Charting the Higgs self-coupling boundaries

TL;DR

This paper explores the potential for Higgs self-coupling measurements at colliders to reveal new physics, even if other Higgs measurements align with the Standard Model, by deriving bounds on possible deviations.

Contribution

It provides theoretical bounds on Higgs self-coupling deviations in UV-complete models without fine-tuning, highlighting the discovery potential of future collider measurements.

Findings

Higgs self-coupling deviations can exceed 200% without fine-tuning.

Self-coupling measurements probe uncharted parameter space.

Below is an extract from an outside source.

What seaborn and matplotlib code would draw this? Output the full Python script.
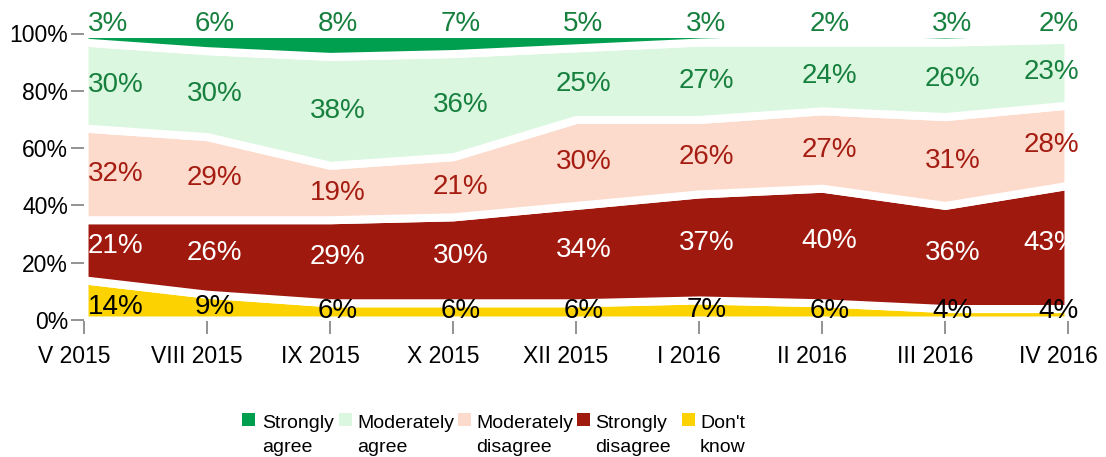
import numpy as np
import pandas as pd
import seaborn as sns
import matplotlib
matplotlib.use("Agg")
import matplotlib.pyplot as plt
from matplotlib.patches import Rectangle
from matplotlib.transforms import ScaledTranslation

# ---- data ----
periods = ["V 2015", "VIII 2015", "IX 2015", "X 2015", "XII 2015",
           "I 2016", "II 2016", "III 2016", "IV 2016"]
dont_know = [14, 9, 6, 6, 6, 7, 6, 4, 4]
strongly_disagree = [21, 26, 29, 30, 34, 37, 40, 36, 43]
moderately_disagree = [32, 29, 19, 21, 30, 26, 27, 31, 28]
moderately_agree = [30, 30, 38, 36, 25, 27, 24, 26, 23]
strongly_agree = [3, 6, 8, 7, 5, 3, 2, 3, 2]
y_ticks = [0, 20, 40, 60, 80, 100]
y_tick_labels = ["0%", "20%", "40%", "60%", "80%", "100%"]
legend_names = [("Strongly", "agree"), ("Moderately", "agree"),
                ("Moderately", "disagree"), ("Strongly", "disagree"),
                ("Don't", "know")]

# ---- style ----
sns.set_theme(style="white")
plt.rcParams["font.family"] = ["Liberation Sans", "DejaVu Sans"]

c_sa = "#009e4f"
c_ma = "#dbf7df"
c_md = "#fddbcc"
c_sd = "#a0190e"
c_dk = "#fcd300"
txt_green = "#17803f"
txt_red = "#a51d12"

W, H = 1106, 457
fig = plt.figure(figsize=(W / 100, H / 100), dpi=100)
ax = fig.add_axes([84 / W, 1 - 320 / H, 984 / W, 286.5 / H])

df = pd.DataFrame({
    "period": periods,
    "Don't know": dont_know,
    "Strongly disagree": strongly_disagree,
    "Moderately disagree": moderately_disagree,
    "Moderately agree": moderately_agree,
    "Strongly agree": strongly_agree,
})
layers = ["Don't know", "Strongly disagree", "Moderately disagree",
          "Moderately agree", "Strongly agree"]
colors = [c_dk, c_sd, c_md, c_ma, c_sa]
x = np.arange(len(periods))

ax.stackplot(x, *[df[c].values for c in layers], colors=colors,
             edgecolor="white", linewidth=5.8)

ax.set_xlim(0, len(periods) - 1)
ax.set_ylim(0, 100)
for s in ax.spines.values():
    s.set_visible(False)
ax.set_yticks(y_ticks)
ax.set_yticklabels(y_tick_labels)
ax.set_xticks(x)
ax.set_xticklabels(periods)
ax.tick_params(axis="y", left=True, length=9.5, width=1.2, color="#808080",
               pad=2, labelsize=16.5, labelcolor="black")
ax.tick_params(axis="x", bottom=True, length=10, width=1.2, color="#808080",
               pad=8, labelsize=16.5, labelcolor="black")
shift = ScaledTranslation(-0.10, 0, fig.dpi_scale_trans)
for lab in ax.get_xticklabels():
    lab.set_transform(lab.get_transform() + shift)
ax.grid(False)

# ---- value labels ----
cum = np.zeros(len(periods))
label_colors = ["black", "white", txt_red, txt_green, txt_green]
for k, (layer, tc) in enumerate(zip(layers, label_colors)):
    vals = df[layer].values.astype(float)
    centers = cum + vals / 2
    if k == 0:
        ys = np.clip(vals / 2, 3, 4.5)
    elif k == 1:
        ys = centers + 1.5
    elif k == 4:
        ys = np.full(len(vals), 103.2)
    else:
        ys = centers
    for i, (v, yy) in enumerate(zip(vals, ys)):
        if i == 0:
            xx, ha = 0.03, "left"
        elif i == len(periods) - 1:
            xx, ha = i + 0.09, "right"
        else:
            xx, ha = i + 0.06, "center"
        ax.text(xx, yy, f"{int(v)}%", ha=ha, va="center", color=tc,
                fontsize=20, clip_on=False)
    cum = cum + vals

# ---- legend (manual, patch aligned with first line) ----
patch_x = [242, 339, 458, 577, 682]
text_x = [262, 357, 476, 595, 700]
for px, tx, col, (l1, l2) in zip(patch_x, text_x, colors[::-1], legend_names):
    fig.add_artist(Rectangle((px / W, 1 - 426 / H), 13 / W, 13 / H,
                             transform=fig.transFigure, facecolor=col,
                             edgecolor="none"))
    fig.text(tx / W, 1 - 428 / H, l1, ha="left", va="baseline",
             fontsize=14, color="black")
    fig.text(tx / W, 1 - 452 / H, l2, ha="left", va="baseline",
             fontsize=14, color="black")

fig.savefig("out.png", dpi=100, facecolor="white")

Potential for discovery even if other measurements show minimal deviations.

Abstract

Could new physics first manifest itself in Higgs self-coupling measurements? In other words, how large could deviations in the Higgs self-coupling be, if other Higgs and electroweak measurements are compatible with Standard Model predictions? Using theoretical arguments supported by concrete models we derive a bound on the ratio of self-coupling to single-Higgs coupling deviations in ultraviolet completions of the Standard Model where parameters are not fine-tuned. Broadly speaking, a one-loop hierarchy is allowed. We thus stress that self-coupling measurements at the LHC and future colliders probe uncharted parameter space, presenting discovery potential even in the absence of emerging hints in single-Higgs coupling measurements. For instance, if other observables show less than two-sigma deviations by the end of the LHC programme, the Higgs self-coupling deviations could still exceed 200% in the models discussed, without introducing fine-tuning of ultraviolet parameters.